Repeat all of the material exactly as given.

━━ Extracted entries ━━

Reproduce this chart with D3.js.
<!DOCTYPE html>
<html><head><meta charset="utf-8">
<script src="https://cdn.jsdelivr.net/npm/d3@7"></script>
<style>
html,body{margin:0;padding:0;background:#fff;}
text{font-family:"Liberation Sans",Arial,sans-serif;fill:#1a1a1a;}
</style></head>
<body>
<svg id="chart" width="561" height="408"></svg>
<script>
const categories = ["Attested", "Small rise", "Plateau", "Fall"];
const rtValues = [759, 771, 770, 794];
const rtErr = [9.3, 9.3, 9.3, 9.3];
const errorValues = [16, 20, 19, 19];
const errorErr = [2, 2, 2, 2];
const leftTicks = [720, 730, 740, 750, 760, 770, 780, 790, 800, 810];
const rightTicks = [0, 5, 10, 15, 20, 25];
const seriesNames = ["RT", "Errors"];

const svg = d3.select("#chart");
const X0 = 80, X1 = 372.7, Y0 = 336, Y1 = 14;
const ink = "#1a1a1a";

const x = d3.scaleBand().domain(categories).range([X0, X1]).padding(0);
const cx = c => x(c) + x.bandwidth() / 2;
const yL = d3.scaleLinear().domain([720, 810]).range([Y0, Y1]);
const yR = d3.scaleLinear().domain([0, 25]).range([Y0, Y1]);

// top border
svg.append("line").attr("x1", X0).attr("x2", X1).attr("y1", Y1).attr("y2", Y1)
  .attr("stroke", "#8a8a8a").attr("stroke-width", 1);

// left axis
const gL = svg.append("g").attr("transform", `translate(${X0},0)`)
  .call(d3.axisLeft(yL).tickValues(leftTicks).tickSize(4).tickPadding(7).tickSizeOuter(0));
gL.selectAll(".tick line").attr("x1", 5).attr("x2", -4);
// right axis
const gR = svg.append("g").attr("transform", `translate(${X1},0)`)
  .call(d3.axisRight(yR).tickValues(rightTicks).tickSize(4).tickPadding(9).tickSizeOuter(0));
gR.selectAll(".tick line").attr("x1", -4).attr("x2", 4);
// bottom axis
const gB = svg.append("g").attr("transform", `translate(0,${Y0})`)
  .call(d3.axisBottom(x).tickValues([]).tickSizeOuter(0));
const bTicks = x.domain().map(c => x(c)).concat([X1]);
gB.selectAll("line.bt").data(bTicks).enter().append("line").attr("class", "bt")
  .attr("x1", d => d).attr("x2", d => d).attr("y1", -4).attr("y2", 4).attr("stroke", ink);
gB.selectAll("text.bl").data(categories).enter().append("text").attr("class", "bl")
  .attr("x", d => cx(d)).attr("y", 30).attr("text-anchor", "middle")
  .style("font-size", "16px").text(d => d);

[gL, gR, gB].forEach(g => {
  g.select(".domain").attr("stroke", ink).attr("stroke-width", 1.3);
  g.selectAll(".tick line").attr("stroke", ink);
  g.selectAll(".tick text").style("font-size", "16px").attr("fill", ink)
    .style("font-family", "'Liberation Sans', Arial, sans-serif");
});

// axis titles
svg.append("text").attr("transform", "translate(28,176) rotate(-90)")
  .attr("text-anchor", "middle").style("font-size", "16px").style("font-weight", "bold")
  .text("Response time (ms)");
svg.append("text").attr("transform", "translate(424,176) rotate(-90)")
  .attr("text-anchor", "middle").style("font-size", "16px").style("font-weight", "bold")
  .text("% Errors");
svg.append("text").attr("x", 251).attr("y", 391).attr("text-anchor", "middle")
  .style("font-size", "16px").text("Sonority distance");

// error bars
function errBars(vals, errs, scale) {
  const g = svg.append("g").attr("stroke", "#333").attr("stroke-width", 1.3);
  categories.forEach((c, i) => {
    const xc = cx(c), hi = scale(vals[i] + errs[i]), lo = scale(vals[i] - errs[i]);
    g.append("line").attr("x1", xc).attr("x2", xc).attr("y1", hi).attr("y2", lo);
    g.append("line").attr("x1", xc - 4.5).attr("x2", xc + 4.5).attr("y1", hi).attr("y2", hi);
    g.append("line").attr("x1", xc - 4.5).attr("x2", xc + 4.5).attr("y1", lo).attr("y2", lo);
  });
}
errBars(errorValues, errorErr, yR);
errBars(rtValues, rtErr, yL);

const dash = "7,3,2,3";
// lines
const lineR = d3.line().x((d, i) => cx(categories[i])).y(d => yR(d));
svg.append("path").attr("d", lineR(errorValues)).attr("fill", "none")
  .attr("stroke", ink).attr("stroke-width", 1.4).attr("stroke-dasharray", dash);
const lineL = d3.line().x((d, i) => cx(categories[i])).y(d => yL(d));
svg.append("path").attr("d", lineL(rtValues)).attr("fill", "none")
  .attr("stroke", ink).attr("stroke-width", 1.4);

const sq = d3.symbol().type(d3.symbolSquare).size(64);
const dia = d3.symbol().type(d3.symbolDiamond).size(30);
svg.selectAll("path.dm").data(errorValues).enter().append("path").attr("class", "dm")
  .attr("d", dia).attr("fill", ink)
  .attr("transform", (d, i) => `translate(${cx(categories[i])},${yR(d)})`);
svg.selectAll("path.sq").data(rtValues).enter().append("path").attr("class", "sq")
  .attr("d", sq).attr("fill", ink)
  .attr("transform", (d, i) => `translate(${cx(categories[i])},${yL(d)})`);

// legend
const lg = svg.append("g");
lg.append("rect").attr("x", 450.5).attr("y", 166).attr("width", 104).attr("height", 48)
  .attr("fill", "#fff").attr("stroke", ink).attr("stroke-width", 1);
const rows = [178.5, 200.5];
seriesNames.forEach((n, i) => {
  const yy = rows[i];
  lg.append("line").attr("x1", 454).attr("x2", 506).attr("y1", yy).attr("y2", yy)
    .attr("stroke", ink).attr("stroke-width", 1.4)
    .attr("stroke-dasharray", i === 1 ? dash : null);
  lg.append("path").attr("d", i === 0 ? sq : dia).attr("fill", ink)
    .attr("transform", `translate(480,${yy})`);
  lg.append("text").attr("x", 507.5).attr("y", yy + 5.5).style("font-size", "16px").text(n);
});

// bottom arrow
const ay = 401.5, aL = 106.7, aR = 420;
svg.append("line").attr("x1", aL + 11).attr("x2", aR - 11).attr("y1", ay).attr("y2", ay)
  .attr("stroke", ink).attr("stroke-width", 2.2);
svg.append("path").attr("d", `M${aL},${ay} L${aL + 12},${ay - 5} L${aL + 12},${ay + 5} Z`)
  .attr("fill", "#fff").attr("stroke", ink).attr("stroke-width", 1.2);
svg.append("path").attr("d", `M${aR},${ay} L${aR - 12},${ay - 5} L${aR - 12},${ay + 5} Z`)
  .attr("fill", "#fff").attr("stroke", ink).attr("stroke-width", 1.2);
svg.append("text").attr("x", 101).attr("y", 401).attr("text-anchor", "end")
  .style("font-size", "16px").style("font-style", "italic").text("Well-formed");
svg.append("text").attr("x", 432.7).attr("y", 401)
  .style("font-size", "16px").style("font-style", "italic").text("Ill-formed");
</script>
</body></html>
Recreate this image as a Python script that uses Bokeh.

━━━

● **Solution to the problem**
Reproduce this chart with D3.js.
<!DOCTYPE html>
<html><head><meta charset="utf-8">
<script src="https://cdn.jsdelivr.net/npm/d3@7"></script>
<style>
html,body{margin:0;padding:0;background:#fff;}
text{font-family:"Liberation Sans",Arial,sans-serif;fill:#1a1a1a;}
</style></head>
<body>
<svg id="chart" width="561" height="408"></svg>
<script>
const categories = ["Attested", "Small rise", "Plateau", "Fall"];
const rtValues = [759, 771, 770, 794];
const rtErr = [9.3, 9.3, 9.3, 9.3];
const errorValues = [16, 20, 19, 19];
const errorErr = [2, 2, 2, 2];
const leftTicks = [720, 730, 740, 750, 760, 770, 780, 790, 800, 810];
const rightTicks = [0, 5, 10, 15, 20, 25];
const seriesNames = ["RT", "Errors"];

const svg = d3.select("#chart");
const X0 = 80, X1 = 372.7, Y0 = 336, Y1 = 14;
const ink = "#1a1a1a";

const x = d3.scaleBand().domain(categories).range([X0, X1]).padding(0);
const cx = c => x(c) + x.bandwidth() / 2;
const yL = d3.scaleLinear().domain([720, 810]).range([Y0, Y1]);
const yR = d3.scaleLinear().domain([0, 25]).range([Y0, Y1]);

// top border
svg.append("line").attr("x1", X0).attr("x2", X1).attr("y1", Y1).attr("y2", Y1)
  .attr("stroke", "#8a8a8a").attr("stroke-width", 1);

// left axis
const gL = svg.append("g").attr("transform", `translate(${X0},0)`)
  .call(d3.axisLeft(yL).tickValues(leftTicks).tickSize(4).tickPadding(7).tickSizeOuter(0));
gL.selectAll(".tick line").attr("x1", 5).attr("x2", -4);
// right axis
const gR = svg.append("g").attr("transform", `translate(${X1},0)`)
  .call(d3.axisRight(yR).tickValues(rightTicks).tickSize(4).tickPadding(9).tickSizeOuter(0));
gR.selectAll(".tick line").attr("x1", -4).attr("x2", 4);
// bottom axis
const gB = svg.append("g").attr("transform", `translate(0,${Y0})`)
  .call(d3.axisBottom(x).tickValues([]).tickSizeOuter(0));
const bTicks = x.domain().map(c => x(c)).concat([X1]);
gB.selectAll("line.bt").data(bTicks).enter().append("line").attr("class", "bt")
  .attr("x1", d => d).attr("x2", d => d).attr("y1", -4).attr("y2", 4).attr("stroke", ink);
gB.selectAll("text.bl").data(categories).enter().append("text").attr("class", "bl")
  .attr("x", d => cx(d)).attr("y", 30).attr("text-anchor", "middle")
  .style("font-size", "16px").text(d => d);

[gL, gR, gB].forEach(g => {
  g.select(".domain").attr("stroke", ink).attr("stroke-width", 1.3);
  g.selectAll(".tick line").attr("stroke", ink);
  g.selectAll(".tick text").style("font-size", "16px").attr("fill", ink)
    .style("font-family", "'Liberation Sans', Arial, sans-serif");
});

// axis titles
svg.append("text").attr("transform", "translate(28,176) rotate(-90)")
  .attr("text-anchor", "middle").style("font-size", "16px").style("font-weight", "bold")
  .text("Response time (ms)");
svg.append("text").attr("transform", "translate(424,176) rotate(-90)")
  .attr("text-anchor", "middle").style("font-size", "16px").style("font-weight", "bold")
  .text("% Errors");
svg.append("text").attr("x", 251).attr("y", 391).attr("text-anchor", "middle")
  .style("font-size", "16px").text("Sonority distance");

// error bars
function errBars(vals, errs, scale) {
  const g = svg.append("g").attr("stroke", "#333").attr("stroke-width", 1.3);
  categories.forEach((c, i) => {
    const xc = cx(c), hi = scale(vals[i] + errs[i]), lo = scale(vals[i] - errs[i]);
    g.append("line").attr("x1", xc).attr("x2", xc).attr("y1", hi).attr("y2", lo);
    g.append("line").attr("x1", xc - 4.5).attr("x2", xc + 4.5).attr("y1", hi).attr("y2", hi);
    g.append("line").attr("x1", xc - 4.5).attr("x2", xc + 4.5).attr("y1", lo).attr("y2", lo);
  });
}
errBars(errorValues, errorErr, yR);
errBars(rtValues, rtErr, yL);

const dash = "7,3,2,3";
// lines
const lineR = d3.line().x((d, i) => cx(categories[i])).y(d => yR(d));
svg.append("path").attr("d", lineR(errorValues)).attr("fill", "none")
  .attr("stroke", ink).attr("stroke-width", 1.4).attr("stroke-dasharray", dash);
const lineL = d3.line().x((d, i) => cx(categories[i])).y(d => yL(d));
svg.append("path").attr("d", lineL(rtValues)).attr("fill", "none")
  .attr("stroke", ink).attr("stroke-width", 1.4);

const sq = d3.symbol().type(d3.symbolSquare).size(64);
const dia = d3.symbol().type(d3.symbolDiamond).size(30);
svg.selectAll("path.dm").data(errorValues).enter().append("path").attr("class", "dm")
  .attr("d", dia).attr("fill", ink)
  .attr("transform", (d, i) => `translate(${cx(categories[i])},${yR(d)})`);
svg.selectAll("path.sq").data(rtValues).enter().append("path").attr("class", "sq")
  .attr("d", sq).attr("fill", ink)
  .attr("transform", (d, i) => `translate(${cx(categories[i])},${yL(d)})`);

// legend
const lg = svg.append("g");
lg.append("rect").attr("x", 450.5).attr("y", 166).attr("width", 104).attr("height", 48)
  .attr("fill", "#fff").attr("stroke", ink).attr("stroke-width", 1);
const rows = [178.5, 200.5];
seriesNames.forEach((n, i) => {
  const yy = rows[i];
  lg.append("line").attr("x1", 454).attr("x2", 506).attr("y1", yy).attr("y2", yy)
    .attr("stroke", ink).attr("stroke-width", 1.4)
    .attr("stroke-dasharray", i === 1 ? dash : null);
  lg.append("path").attr("d", i === 0 ? sq : dia).attr("fill", ink)
    .attr("transform", `translate(480,${yy})`);
  lg.append("text").attr("x", 507.5).attr("y", yy + 5.5).style("font-size", "16px").text(n);
});

// bottom arrow
const ay = 401.5, aL = 106.7, aR = 420;
svg.append("line").attr("x1", aL + 11).attr("x2", aR - 11).attr("y1", ay).attr("y2", ay)
  .attr("stroke", ink).attr("stroke-width", 2.2);
svg.append("path").attr("d", `M${aL},${ay} L${aL + 12},${ay - 5} L${aL + 12},${ay + 5} Z`)
  .attr("fill", "#fff").attr("stroke", ink).attr("stroke-width", 1.2);
svg.append("path").attr("d", `M${aR},${ay} L${aR - 12},${ay - 5} L${aR - 12},${ay + 5} Z`)
  .attr("fill", "#fff").attr("stroke", ink).attr("stroke-width", 1.2);
svg.append("text").attr("x", 101).attr("y", 401).attr("text-anchor", "end")
  .style("font-size", "16px").style("font-style", "italic").text("Well-formed");
svg.append("text").attr("x", 432.7).attr("y", 401)
  .style("font-size", "16px").style("font-style", "italic").text("Ill-formed");
</script>
</body></html>
Recreate this image as a Python script that uses Bokeh.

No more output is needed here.